(Ottawa) S’il veut gagner les prochaines élections fédérales, le chef conservateur Pierre Poilievre devra séduire et convaincre les communautés culturelles habitant les grandes régions métropolitaines comme Montréal, Toronto et Vancouver.

S’il y a un point sur lequel tout le monde s’entend au sein des troupes conservatrices, c’est bien celui-là. Mais M. Poilievre peut-il réussir là où Andrew Scheer et Erin O’Toole ont échoué ?

Voici Arpan Khanna. Le chef conservateur compte sur cet avocat de Toronto, qui avait co-présidé sa campagne lors de la course à la direction, pour coordonner sa stratégie visant les communautés.

M. Khanna a déjà été un conseiller politique de Jason Kenney, le conservateur qui a sans doute établi le plus de lien entre les communautés culturelles et le parti. Ses efforts avaient contribué à la victoire majoritaire de Stephen Harper en 2011.

L’avocat torontois n’hésite pas à comparer les deux hommes. Il voit chez Pierre Poilievre une volonté identique d’attirer les communautés culturelles dans le giron conservateur.

M. Poilievre veut piquer une page au livre de Jason Kenney en cherchant en faisant parler son cœur. « Il fait vraiment des efforts. Il comprend l’importance de cet enjeu », dit M. Khanna.

Première étape : se montrer la face.

« Encore récemment, nous étions dans une cour pour une soirée barbecue. Il y avait environ 100 personnes de la communauté tamoule. Nous avons parlé de leurs problèmes », raconte l’avocat.

M. Poilievre reprend le bâton du pèlerin tous les week-ends.

Il est souvent accompagné de ses deux adjoints : Melissa Lantsman, la première députée conservatrice ouvertement lesbienne, qui est d’origine juive, et le député Tim Uppal, un sikh qui a déjà été ministre sous le dernier gouvernement de Stephen Harper.

Il a promu à l’important poste de porte-parole parlementaire en matière des finances, Jasraj Singh Hallan, qui a émigré au Canada quand il était encore enfant.

M. Poilievre aime bien raconter des histoires de Canadiens comme M. Hallan pour promouvoir sa vision du rêve canadien.

« Peu importe que vous vous nommiez Poilievre, Patel, Martin ou Mohamed, a-t-il lancé dans une vidéo. Si vous êtes prêts à travailler fort, à contribuer, à respecter les règles, à élever votre famille, vous pouvez réaliser vos rêves dans ce pays. »

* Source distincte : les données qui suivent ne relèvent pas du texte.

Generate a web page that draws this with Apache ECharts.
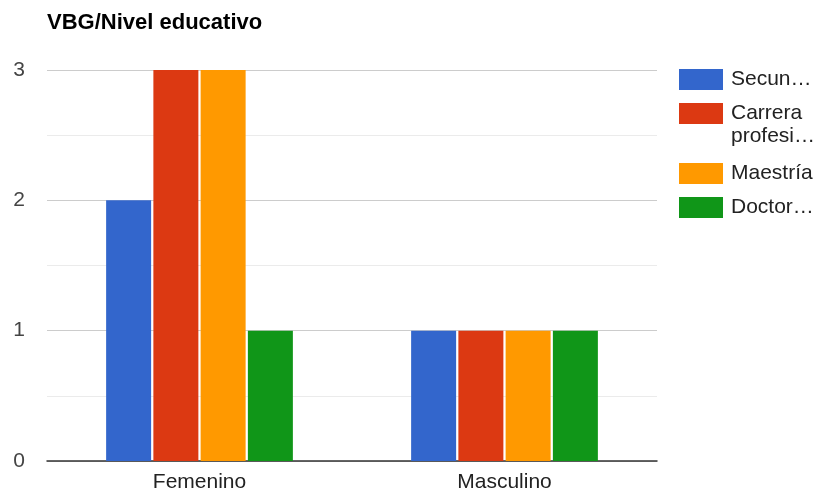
<!DOCTYPE html>
<html>
<head>
<meta charset="utf-8">
<script src="https://cdn.jsdelivr.net/npm/echarts@6/dist/echarts.min.js"></script>
<style>
  html, body { margin: 0; padding: 0; background: #fff; }
  #chart { width: 821px; height: 494px; }
</style>
</head>
<body>
<div id="chart"></div>
<script>
// Gender categories on the x axis
const categories = ['Femenino', 'Masculino'];

// One series per education level
const seriesNames = ['Secundaria', 'Carrera profesional', 'Maestría', 'Doctorado'];
const legendLabels = ['Secun…', 'Carrera', 'Maestría', 'Doctor…'];
const legendSecondLine = 'profesi…';
const secundaria = [2, 1];
const carreraProfesional = [3, 1];
const maestria = [3, 1];
const doctorado = [1, 1];
const seriesValues = [secundaria, carreraProfesional, maestria, doctorado];
const seriesColors = ['#3366cc', '#dc3912', '#ff9900', '#109618'];

// Y axis labelled ticks
const yTicks = [0, 1, 2, 3];

const FONT = "'Liberation Sans', Arial, sans-serif";
const chart = echarts.init(document.getElementById('chart'), null, { renderer: 'canvas' });

// Legend rows stacked on the right, one legend component per entry;
// the wrapped second line of the "Carrera" entry is drawn as a separate text.
const legendTops = [69, 103, 163, 197];
const legends = seriesNames.map((name, i) => ({
  data: [name],
  orient: 'vertical',
  left: 679,
  top: legendTops[i],
  padding: 0,
  itemWidth: 44,
  itemHeight: 21,
  itemGap: 0,
  icon: 'rect',
  selectedMode: false,
  formatter: () => legendLabels[i],
  textStyle: { fontFamily: FONT, fontSize: 21, color: '#222', padding: [0, 0, 0, 3] }
}));

chart.setOption({
  animation: false,
  backgroundColor: '#fff',
  title: {
    text: 'VBG/Nivel educativo',
    left: 47,
    top: 12,
    padding: 0,
    textStyle: { fontFamily: FONT, fontSize: 22, fontWeight: 'bold', color: '#000' }
  },
  legend: legends,
  graphic: [{
    type: 'text',
    left: 731,
    top: 126,
    style: { text: legendSecondLine, fontFamily: FONT, fontSize: 21, fill: '#222' }
  }],
  grid: { left: 47, right: 164, top: 70, bottom: 33, containLabel: false },
  xAxis: {
    type: 'category',
    data: categories,
    axisTick: { show: false },
    axisLine: { lineStyle: { color: '#333', width: 1.5 } },
    axisLabel: { fontFamily: FONT, fontSize: 21, color: '#222', margin: 11 }
  },
  yAxis: {
    type: 'value',
    min: 0,
    max: 3,
    interval: 0.5,
    axisLine: { show: false },
    axisTick: { show: false },
    axisLabel: {
      fontFamily: FONT,
      fontSize: 21,
      color: '#444',
      margin: 22,
      formatter: v => (yTicks.indexOf(v) >= 0 ? String(v) : '')
    },
    splitLine: { lineStyle: { color: ['#cccccc', '#ebebeb'], width: 1 } }
  },
  series: seriesNames.map((name, i) => ({
    name: name,
    type: 'bar',
    data: seriesValues[i],
    barWidth: 45,
    barGap: '5%',
    itemStyle: { color: seriesColors[i] }
  }))
});
</script>
</body>
</html>
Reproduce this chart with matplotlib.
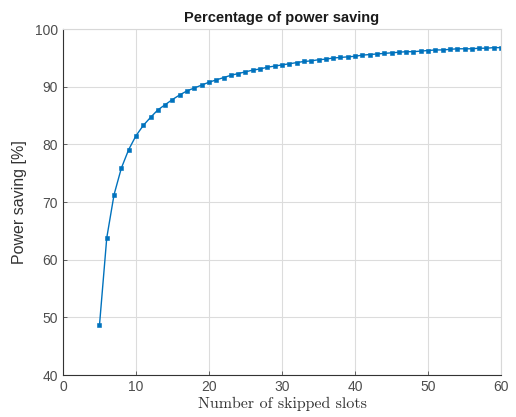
import numpy as np
import matplotlib.pyplot as plt

# skipped slots and power saving
slots = list(range(5, 61))
saving = [48.6, 63.8, 71.3, 75.9, 79.1, 81.5, 83.3, 84.7, 86.0, 86.9,
          87.8, 88.6, 89.3, 89.8, 90.3, 90.8,
          91.2, 91.6, 92.0, 92.3, 92.6, 92.9, 93.1, 93.4, 93.6, 93.8,
          94.0, 94.2, 94.4, 94.5, 94.7, 94.8, 95.0, 95.1, 95.2, 95.3,
          95.5, 95.6, 95.7, 95.8, 95.9, 96.0, 96.1, 96.1, 96.2, 96.3,
          96.4, 96.4, 96.5, 96.6, 96.6, 96.6, 96.7, 96.7, 96.8, 96.8]
xticks = [0, 10, 20, 30, 40, 50, 60]
yticks = [40, 50, 60, 70, 80, 90, 100]


def main():
    plt.rcParams['font.family'] = ['Liberation Sans', 'DejaVu Sans']
    fig = plt.figure(figsize=(5.16, 4.17), dpi=100)
    ax = fig.add_axes([0.122, 0.1007, 0.849, 0.8293])

    ax.plot(slots, saving, color='#0072BD', lw=1.0, marker='s',
            markersize=2.3, markeredgewidth=0.4, markeredgecolor='#0072BD')

    ax.set_xlim(0, 60)
    ax.set_ylim(40, 100)
    ax.set_xticks(xticks)
    ax.set_yticks(yticks)
    ax.grid(True, color='#dcdcdc', lw=0.8)
    ax.set_axisbelow(True)
    ax.tick_params(direction='in', length=3, labelsize=10,
                   colors='#4d4d4d', width=0.6)
    for side in ['left', 'bottom']:
        ax.spines[side].set_color('#333333')
        ax.spines[side].set_linewidth(0.8)
    for side in ['top', 'right']:
        ax.spines[side].set_color('#d8d8d8')
        ax.spines[side].set_linewidth(0.8)

    ax.set_title('Percentage of power saving', fontsize=10.5,
                 fontweight='bold', pad=5, color='#1a1a1a')
    ax.set_ylabel('Power saving [%]', fontsize=11.5, color='#333333',
                  labelpad=6)
    ax.set_xlabel('Number of skipped slots', fontsize=11.5, color='#333333',
                  family='cmr10', labelpad=2)

    fig.savefig('out.png', dpi=100)


if __name__ == "__main__":
    main()
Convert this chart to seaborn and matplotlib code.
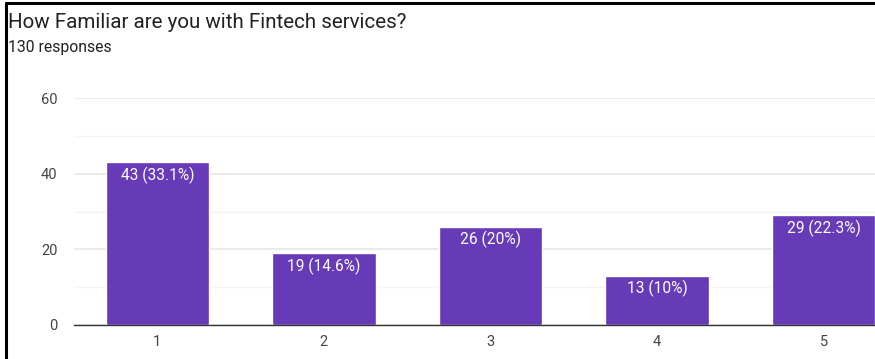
import matplotlib
matplotlib.use("Agg")
import matplotlib.pyplot as plt
from matplotlib.lines import Line2D
from matplotlib.ticker import MultipleLocator
import seaborn as sns
import pandas as pd

# Survey results
categories = ["1", "2", "3", "4", "5"]
counts = [43, 19, 26, 13, 29]
labels = ["43 (33.1%)", "19 (14.6%)", "26 (20%)", "13 (10%)", "29 (22.3%)"]
yticks = [0, 20, 40, 60]

title = "How Familiar are you with Fintech services?"
subtitle = "130 responses"

sns.set_theme(style="white")
plt.rcParams["font.family"] = ["Roboto", "DejaVu Sans"]

W, H = 875, 359
fig = plt.figure(figsize=(W / 100, H / 100), dpi=100)
fig.patch.set_facecolor("white")

# plot area in pixel units (the right end runs past the canvas edge)
left, right, top, bottom = 74, 907, 98, 325
ax = fig.add_axes([left / W, 1 - bottom / H, (right - left) / W, (bottom - top) / H])

df = pd.DataFrame({"rating": categories, "count": counts})
sns.barplot(data=df, x="rating", y="count", color="#673ab7", saturation=1,
            width=0.62, ax=ax, zorder=3)

for patch, txt in zip(ax.patches, labels):
    x = patch.get_x() + patch.get_width() / 2
    ax.annotate(txt, (x, patch.get_height()), xytext=(0, -3),
                textcoords="offset points", ha="center", va="top",
                color="white", fontsize=11.2, zorder=4)

ax.set_xlim(-0.5, len(categories) - 0.5)
ax.set_ylim(0, 60)
ax.set_yticks(yticks)
ax.yaxis.set_minor_locator(MultipleLocator(10))
ax.grid(True, axis="y", which="major", color="#e8e8e8", linewidth=1.2, zorder=0)
ax.grid(True, axis="y", which="minor", color="#f4f4f4", linewidth=1.0, zorder=0)
ax.set_axisbelow(True)

for s in ["top", "right", "left"]:
    ax.spines[s].set_visible(False)
ax.spines["bottom"].set_color("#333333")
ax.spines["bottom"].set_linewidth(1.0)
ax.spines["bottom"].set_zorder(5)

ax.set_xlabel("")
ax.set_ylabel("")
ax.tick_params(axis="y", which="both", length=0, pad=12, labelsize=10.5, labelcolor="#444444")
ax.tick_params(axis="x", length=0, pad=7, labelsize=10.5, labelcolor="#444444")

fig.text(8 / W, 1 - 28 / H, title, fontsize=14.8, color="#202124", ha="left", va="baseline")
fig.text(8 / W, 1 - 52 / H, subtitle, fontsize=11.3, color="#202124", ha="left", va="baseline")

# frame edges along the top and left
fig.add_artist(Line2D([5.5 / W, 1], [1 - 3 / H, 1 - 3 / H], color="black", linewidth=2.2,
                      transform=fig.transFigure))
fig.add_artist(Line2D([5.5 / W, 5.5 / W], [0, 1 - 3 / H], color="black", linewidth=2.2,
                      transform=fig.transFigure))

fig.savefig("out.png", dpi=100, facecolor="white")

Le chef conservateur fait souvent remarquer qu’il a épousé une immigrante. Sa femme Ana est une réfugiée vénézuélienne.

Tenzin Khangsar, un ancien membre du cabinet de Jason Kenney lorsque celui-ci était ministre de l’Immigration, croit que M. Poilievre veut montrer l’exemple à son caucus et à tout le parti. « Franchement, il veut démontrer aux Canadiens que cela est une priorité pour lui. Ce n’est pas quelque chose qui se contentera de faire pendant une campagne électorale », souligne-t-il.

Et si se montrer est la première étape, la suivante est de proposer des politiques qui intéresseront les communautés culturelle.

Ainsi M. Poilievre a promis de convaincre les provinces d’accélérer la reconnaissance des titres de compétence étrangers. Il a aussi dénoncé les obstacles gouvernementaux qui empêchent les immigrants de prospérer au Canada.

Au cours d’une rencontre avec des médias ethniques, M. Poilievre a souligné que les immigrants partageaient les mêmes valeurs que les conservateurs : « le travail, la famille, la liberté, la tradition ».

« Nous avons besoin de ces valeurs pour construire le Parti conservateur de demain. »

Plusieurs conservateurs croient que la stratégie du parti envers les immigrants leur avait coûté les élections en 2015. À l’époque, le parti prônait des mesures comme le refus du niqab au cours des cérémonies de citoyenneté et l’établissement d’un numéro de téléphone pour dénoncer les présumées pratiques culturelles barbares.

Mme Lantsman et M. Uppal ont tous deux présenté des excuses pour avoir appuyé l’interdiction du niqab. M. Poilievre a défendu cette mesure en disant simplement « qu’une personne doit montrer son visage lorsqu’elle prête serment pendant une cérémonie de citoyenneté ».

Une étude interne sur la défaite de 2021 indique que les communautés culturelles avaient toujours une mauvaise image du Parti conservateur.

Andrew Griffith, un ancien directeur général à la Direction générale de la citoyenneté et du multiculturalisme du ministère de la Citoyenneté et de l’Immigration, prédit que les conservateurs éviteront d’attaquer les cibles d’immigration de l’actuel gouvernement fédéral de peur d’être taxés de xénophobie.

Selon lui, le parti n’est pas contre l’immigration, malgré ce que pouvait en penser sa base dans le passé.